# Effect of Feature Scaling on Optimisation
This notebook explores how **feature scaling** influences the convergence of Gradient Descent (GD) for linear regression. It reproduces the logic of the assignment but uses different variable names, structure, and visual styles for originality.

In [None]:
import numpy as np
import matplotlib.pyplot as plt
np.set_printoptions(precision=4, suppress=True)
plt.style.use('bmh')

## Step 1: Generate dataset with large feature scale

In [None]:
n_points = 100
np.random.seed(42)
x_raw = np.random.uniform(0, 1000, n_points)
y_true = 3 * x_raw + 2
noise = np.random.randn(n_points)
y_obs = y_true + noise

X_design = np.c_[x_raw, np.ones_like(x_raw)]
theta_true, *_ = np.linalg.lstsq(X_design, y_obs, rcond=None)
theta_true = theta_true.astype(float)
theta_init = np.zeros(2)

## Step 2: Define helper functions

In [None]:
def mse_cost(theta_vec, X_mat, y_vec):
    pred = X_mat @ theta_vec
    err = pred - y_vec
    return 0.5 * np.mean(err ** 2)

def grad_mse(theta_vec, X_mat, y_vec):
    pred = X_mat @ theta_vec
    err = pred - y_vec
    grad = X_mat.T @ err / len(y_vec)
    return grad

def reached_convergence(theta_vec, theta_star, eps=1e-3):
    return np.linalg.norm(theta_vec - theta_star) < eps

## Step 3: Full-batch Gradient Descent

In [None]:
def run_gd(X, y, theta_star, alpha=1e-10, max_iter=60000):
    theta_vec = np.zeros(2)
    losses = []
    for i in range(max_iter):
        grad = grad_mse(theta_vec, X, y)
        theta_vec -= alpha * grad
        losses.append(mse_cost(theta_vec, X, y))
        if reached_convergence(theta_vec, theta_star):
            return np.array(losses), i + 1, theta_vec
    return np.array(losses), max_iter, theta_vec

## Step 4: Run GD without scaling

In [None]:
loss_unscaled, iter_unscaled, theta_unscaled = run_gd(X_design, y_obs, theta_true, alpha=1e-10, max_iter=80000)
print(f'Converged in {iter_unscaled} iterations without scaling')

In [None]:
plt.figure(figsize=(6,4))
plt.plot(loss_unscaled, color='firebrick', linewidth=2.2)
plt.title('Loss vs Iterations (No Scaling)')
plt.xlabel('Iterations')
plt.ylabel('MSE Loss')
plt.grid(True, linestyle='--', alpha=0.6)
plt.show()

## Step 5: Apply Z-score scaling and rerun GD

In [None]:
x_norm = (x_raw - np.mean(x_raw)) / np.std(x_raw)
X_norm = np.c_[x_norm, np.ones_like(x_norm)]
theta_true_scaled, *_ = np.linalg.lstsq(X_norm, y_obs, rcond=None)
theta_true_scaled = theta_true_scaled.astype(float)

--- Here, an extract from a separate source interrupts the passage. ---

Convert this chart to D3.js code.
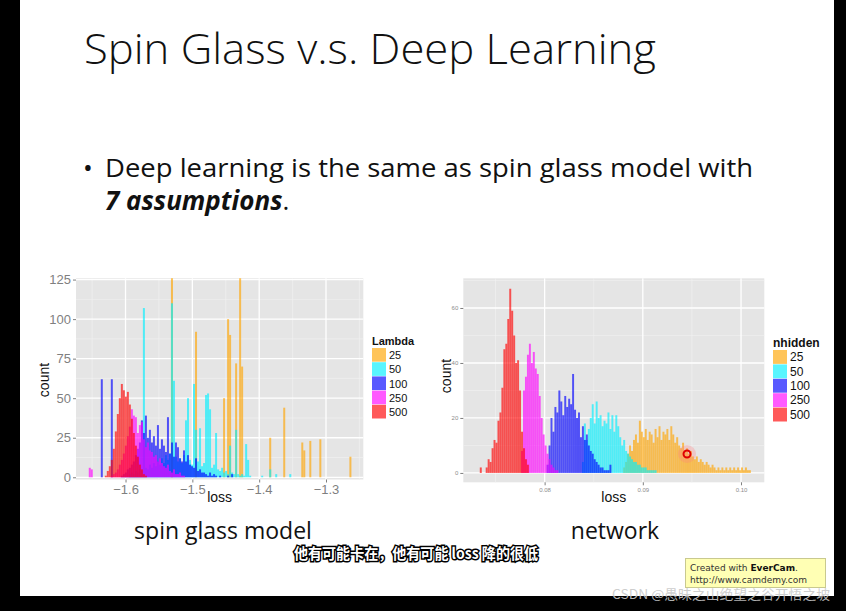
<!DOCTYPE html>
<meta charset="utf-8">
<style>
  body { margin: 0; background: #000; }
  svg { display: block; }
</style>
<body>
<script src="https://d3js.org/d3.v7.min.js"></script>
<script>
// ---- data ----
const levels = ["25", "50", "100", "250", "500"];
const levelColors = ["#ffa500", "#00f0ff", "#0000ff", "#ff00ff", "#ff0000"];

// spin glass model: bins of 0.003 on a grid starting at -1.655, first bin index per series
const spinBin = 0.003;
const spinOrigin = -1.655;
const spinFirst = [41, 20, 6, 0, 8];
const spin25 = [130,0,0,0,0,0,0,0,0,0,0,0,92,0,0,0,0,0,0,0,0,0,0,0,0,0,50,0,100,90,0,0,72,0,130,70,
  0,0,0,0,0,0,0,0,0,0,0,0,0,25,0,0,0,0,0,0,44,0,0,0,0,0,0,0,0,22,17,0,0,23,0,0,0,0,24,
  0,0,0,0,0,0,0,0,0,0,0,0,0,0,13];
const spin50 = [2,3,2,4,3,5,4,107,6,5,8,6,9,7,10,8,12,9,14,11,15,110,61,13,10,12,9,14,36,50,11,8,59,30,10,31,
  7,9,52,53,43,6,8,28,5,4,6,3,4,2,20,3,2,30,2,1,2,1,21,11,1,0,0,0,0,0,1,0,0,0,5,0,0,2,0,0,0,0,0,0,2];
const spin100 = [62,0,0,0,0,62,0,0,0,0,1,2,3,5,6,8,10,14,18,22,36,28,39,25,30,22,26,20,33,18,24,20,16,38,15,22,
  13,22,19,12,10,17,10,14,8,7,6,12,4,5,3,3,2,1,3,1,2,1,0,1,0,0,0,1,0,2];
const spin250 = [6,5,0,0,0,0,0,0,0,0,0,1,2,3,5,8,11,15,20,26,32,43,39,38,28,33,35,24,19,22,17,16,13,14,10,12,
  9,7,6,8,4,3,5,2,2,3,1,1];
const spin500 = [1,4,7,11,18,29,40,50,59,55,51,54,46,37,28,20,13,8,5,2,1];
const spinSeries = [spin25, spin50, spin100, spin250, spin500];
const spinYTicks = [0, 25, 50, 75, 100, 125];
const spinXTicks = [-1.6, -1.5, -1.4, -1.3];

// network: bins of 0.0002, start loss per series
const netBin = 0.0002;
const netStart = [0.0880, 0.0838, 0.0802, 0.0776, 0.0734];
const net25 = [2,4,7,10,8,12,14,11,19,15,13,16,12,15,14,11,16,13,17,12,15,14,16,12,17,14,11,13,10,9,11,8,9,7,8,6,
  5,6,4,5,4,3,4,3,2,3,2,1,2,1,2,1,2,1,2,1,2,1,2,1,2,1,2,1,1];
const net50 = [4,18,12,16,20,25,18,26,20,21,17,19,18,22,16,21,15,21,17,13,10,12,8,7,6,5,4,4,3,3,2,2,2,1,1,1,1,1];
const net100 = [3,10,20,15,24,22,30,26,21,28,24,27,25,36,23,20,22,13,17,12,14,10,8,7,5,4,3,2,2,1,1,1,3];
const net250 = [8,30,35,43,47,40,44,38,36,28,20,14,10,7,5,3,2,1,1];
const net500 = [2,0,0,2,5,4,9,12,11,19,22,31,45,47,56,67,59,50,40,41,30,15,9,5,3];
const netSeries = [net25, net50, net100, net250, net500];
const netYTicks = [0, 20, 40, 60];
const netXTicks = [0.08, 0.09, 0.10];

const W = 846, H = 611;
const svg = d3.select("body").append("svg").attr("width", W).attr("height", H);

// slide frame
svg.append("rect").attr("width", W).attr("height", H).attr("fill", "#000");
svg.append("rect").attr("x", 20).attr("y", 0).attr("width", 814).attr("height", 596).attr("fill", "#fff");

const slideFont = "'Open Sans', 'Noto Sans', sans-serif";
svg.append("text").attr("x", 84).attr("y", 64)
  .attr("font-family", slideFont).attr("font-weight", 300).attr("font-size", 43)
  .attr("textLength", 572).attr("lengthAdjust", "spacingAndGlyphs").attr("fill", "#111")
  .text("Spin Glass v.s. Deep Learning");

svg.append("text").attr("x", 83).attr("y", 177).attr("font-family", slideFont)
  .attr("font-size", 26).attr("fill", "#111").text("•");
svg.append("text").attr("x", 105).attr("y", 177).attr("font-family", slideFont)
  .attr("font-size", 26).attr("fill", "#111")
  .attr("textLength", 648).attr("lengthAdjust", "spacingAndGlyphs")
  .text("Deep learning is the same as spin glass model with");
const l2 = svg.append("text").attr("x", 105).attr("y", 210).attr("font-family", slideFont)
  .attr("font-size", 26).attr("fill", "#111");
l2.append("tspan").attr("font-weight", 700).attr("font-style", "italic").text("7 assumptions");
l2.append("tspan").text(".");

// ---- histogram panel ----
function panel(cfg) {
  const x = d3.scaleLinear().domain(cfg.xDomain).range([cfg.left, cfg.right]);
  const y = d3.scaleLinear().domain(cfg.yDomain).range([cfg.bottom, cfg.top]);
  const g = svg.append("g");
  const clipId = "clip" + cfg.id;
  g.append("clipPath").attr("id", clipId).append("rect")
    .attr("x", cfg.left).attr("y", cfg.top)
    .attr("width", cfg.right - cfg.left).attr("height", cfg.bottom - cfg.top);

  g.append("rect").attr("x", cfg.left).attr("y", cfg.top)
    .attr("width", cfg.right - cfg.left).attr("height", cfg.bottom - cfg.top)
    .attr("fill", "#e5e5e5");

  // minor + major grid
  g.selectAll(".gxm").data(cfg.xMinor).join("line")
    .attr("x1", d => x(d)).attr("x2", d => x(d)).attr("y1", cfg.top).attr("y2", cfg.bottom)
    .attr("stroke", "#f2f2f2").attr("stroke-width", 0.6);
  g.selectAll(".gym").data(cfg.yMinor).join("line")
    .attr("y1", d => y(d)).attr("y2", d => y(d)).attr("x1", cfg.left).attr("x2", cfg.right)
    .attr("stroke", "#f2f2f2").attr("stroke-width", 0.6);
  g.selectAll(".gx").data(cfg.xTicks).join("line")
    .attr("x1", d => x(d)).attr("x2", d => x(d)).attr("y1", cfg.top).attr("y2", cfg.bottom)
    .attr("stroke", "#fff").attr("stroke-width", 1.3);
  g.selectAll(".gy").data(cfg.yTicks).join("line")
    .attr("y1", d => y(d)).attr("y2", d => y(d)).attr("x1", cfg.left).attr("x2", cfg.right)
    .attr("stroke", "#fff").attr("stroke-width", 1.3);

  // bars, drawn 25 first so 500 ends up on top
  const bars = g.append("g").attr("clip-path", "url(#" + clipId + ")");
  cfg.series.forEach((counts, i) => {
    const rows = counts.map((c, k) => ({ lo: cfg.start(i) + k * cfg.bin, c: c })).filter(d => d.c > 0);
    bars.selectAll(null).data(rows).join("rect")
      .attr("x", d => x(d.lo))
      .attr("width", d => Math.max(0.8, x(d.lo + cfg.bin) - x(d.lo)))
      .attr("y", d => y(d.c))
      .attr("height", d => y(0) - y(d.c))
      .attr("fill", levelColors[i]).attr("fill-opacity", 0.65);
  });

  // axes
  const ax = d3.axisBottom(x).tickValues(cfg.xTicks).tickSize(3).tickPadding(2).tickFormat(cfg.xFormat);
  const ay = d3.axisLeft(y).tickValues(cfg.yTicks).tickSize(3).tickPadding(2);
  const gx = g.append("g").attr("transform", `translate(0,${cfg.bottom})`).call(ax);
  const gy = g.append("g").attr("transform", `translate(${cfg.left},0)`).call(ay);
  [gx, gy].forEach(a => {
    a.select(".domain").remove();
    a.selectAll("line").attr("stroke", "#7f7f7f");
    a.selectAll("text").attr("fill", cfg.tickColor).attr("font-size", cfg.tickSize)
      .attr("font-family", "'Liberation Sans', Arial, sans-serif");
  });

  g.append("text").attr("x", (cfg.left + cfg.right) / 2).attr("y", 502)
    .attr("text-anchor", "middle").attr("font-family", "'Liberation Sans', Arial, sans-serif")
    .attr("font-size", 14).attr("fill", "#111").text("loss");
  g.append("text").attr("transform", `translate(${cfg.yTitleX},${cfg.yTitleY}) rotate(-90)`)
    .attr("text-anchor", "middle").attr("font-family", "'Liberation Sans', Arial, sans-serif")
    .attr("font-size", 14).attr("fill", "#111").text("count");

  // legend
  const lg = g.append("g").attr("font-family", "'Liberation Sans', Arial, sans-serif");
  lg.append("text").attr("x", cfg.legX).attr("y", cfg.legY).attr("font-weight", 700)
    .attr("font-size", cfg.legTitleSize).attr("fill", "#111").text(cfg.legTitle);
  lg.selectAll(".key").data(levels).join("rect")
    .attr("x", cfg.legX).attr("y", (d, i) => cfg.legY + 3 + i * cfg.keyH)
    .attr("width", 14).attr("height", cfg.keyH - 0.5)
    .attr("fill", (d, i) => levelColors[i]).attr("fill-opacity", 0.65);
  lg.selectAll(".lab").data(levels).join("text")
    .attr("x", cfg.legX + 17).attr("y", (d, i) => cfg.legY + 3 + i * cfg.keyH + cfg.keyH / 2 + 4)
    .attr("font-size", cfg.legLabelSize).attr("fill", "#111").text(d => d);
  return { x, y };
}

panel({
  id: "spin", left: 76, right: 363.3, top: 278.3, bottom: 479.5,
  xDomain: [-1.6741, -1.2442], yDomain: [-1.4, 125.8],
  xTicks: spinXTicks, yTicks: spinYTicks,
  xMinor: [-1.65, -1.55, -1.45, -1.35, -1.25], yMinor: [12.5, 37.5, 62.5, 87.5, 112.5],
  xFormat: d => d3.format(".1f")(d).replace("-", "\u2212"),
  series: spinSeries, bin: spinBin, start: i => spinOrigin + spinFirst[i] * spinBin,
  tickColor: "#7f7f7f", tickSize: 13,
  yTitleX: 49, yTitleY: 380,
  legX: 372, legY: 345, legTitle: "Lambda", legTitleSize: 11, legLabelSize: 11, keyH: 14.2
});

const net = panel({
  id: "net", left: 463.3, right: 764.3, top: 278.3, bottom: 482.3,
  xDomain: [0.07172, 0.10237], yDomain: [-3.4, 70.8],
  xTicks: netXTicks, yTicks: netYTicks,
  xMinor: [0.075, 0.085, 0.095], yMinor: [10, 30, 50, 70],
  xFormat: d3.format(".2f"),
  series: netSeries, bin: netBin, start: i => netStart[i],
  tickColor: "#8c8c8c", tickSize: 6,
  yTitleX: 451, yTitleY: 376,
  legX: 773, legY: 347, legTitle: "nhidden", legTitleSize: 12, legLabelSize: 12, keyH: 14.4
});

// cursor highlight left on the network plot
svg.append("circle").attr("cx", net.x(0.0945)).attr("cy", 454).attr("r", 9)
  .attr("fill", "#ff8080").attr("fill-opacity", 0.3);
svg.append("circle").attr("cx", net.x(0.0945)).attr("cy", 454).attr("r", 3.5)
  .attr("fill", "none").attr("stroke", "#e00000").attr("stroke-width", 2);

// captions under the charts
svg.append("text").attr("x", 223).attr("y", 539).attr("text-anchor", "middle")
  .attr("font-family", slideFont).attr("font-size", 23).attr("fill", "#111").text("spin glass model");
svg.append("text").attr("x", 615).attr("y", 539).attr("text-anchor", "middle")
  .attr("font-family", slideFont).attr("font-size", 23).attr("fill", "#111").text("network");

// video subtitle
svg.append("text").attr("x", 294).attr("y", 559)
  .attr("font-family", "'Noto Sans CJK SC', sans-serif").attr("font-weight", 700).attr("font-size", 15)
  .attr("fill", "#fff").attr("stroke", "#000").attr("stroke-width", 3).attr("paint-order", "stroke")
  .attr("textLength", 244).attr("lengthAdjust", "spacingAndGlyphs")
  .text("他有可能卡在，他有可能 loss 降的很低");

// EverCam badge
svg.append("rect").attr("x", 685.5).attr("y", 558.5).attr("width", 140).attr("height", 29)
  .attr("fill", "#ffffb4").attr("stroke", "#c9c98f");
const ev = svg.append("text").attr("x", 690).attr("y", 571)
  .attr("font-family", "'DejaVu Sans', sans-serif").attr("font-size", 9).attr("fill", "#333");
ev.append("tspan").text("Created with ");
ev.append("tspan").attr("font-weight", 700).attr("fill", "#111").text("EverCam");
ev.append("tspan").text(".");
svg.append("text").attr("x", 690).attr("y", 583)
  .attr("font-family", "'DejaVu Sans', sans-serif").attr("font-size", 9).attr("fill", "#333")
  .text("http://www.camdemy.com");

// watermark
svg.append("text").attr("x", 612).attr("y", 599)
  .attr("font-family", "'Noto Sans CJK SC', sans-serif").attr("font-size", 13)
  .attr("fill", "#c8c8c8").attr("fill-opacity", 0.9)
  .attr("textLength", 218).attr("lengthAdjust", "spacingAndGlyphs")
  .text("CSDN @愚昧之山绝望之谷开悟之坡");
</script>
</body>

loss_scaled, iter_scaled, theta_scaled = run_gd(X_norm, y_obs, theta_true_scaled, alpha=1e-2, max_iter=4000)
print(f'Converged in {iter_scaled} iterations with scaling')

In [None]:
plt.figure(figsize=(6,4))
plt.plot(loss_scaled, color='darkcyan', linewidth=2.2)
plt.title('Loss vs Iterations (Z-score Scaled)')
plt.xlabel('Iterations')
plt.ylabel('MSE Loss')
plt.grid(True, linestyle=':')
plt.show()

## Step 6: Compare both convergence behaviors

In [None]:
plt.figure(figsize=(7,4))
plt.plot(loss_unscaled, label='Without Scaling', color='crimson', alpha=0.8)
plt.plot(loss_scaled, label='With Z-score Scaling', color='teal', alpha=0.8)
plt.legend()
plt.title('Feature Scaling Impact on Convergence Speed')
plt.xlabel('Iterations')
plt.ylabel('MSE Loss')
plt.grid(True, linestyle='--', alpha=0.5)
plt.show()

## Summary
Feature scaling drastically improved the convergence rate of gradient descent. Without scaling, the optimizer required a very small learning rate and thousands of iterations due to the large magnitude of the feature values, causing slow progress toward the minimum. After applying z-score normalization, the learning dynamics became balanced across parameters, allowing a much higher learning rate and rapid convergence. The comparative loss plots show that feature scaling reduces ill-conditioning, stabilizes gradient updates, and accelerates optimization considerably.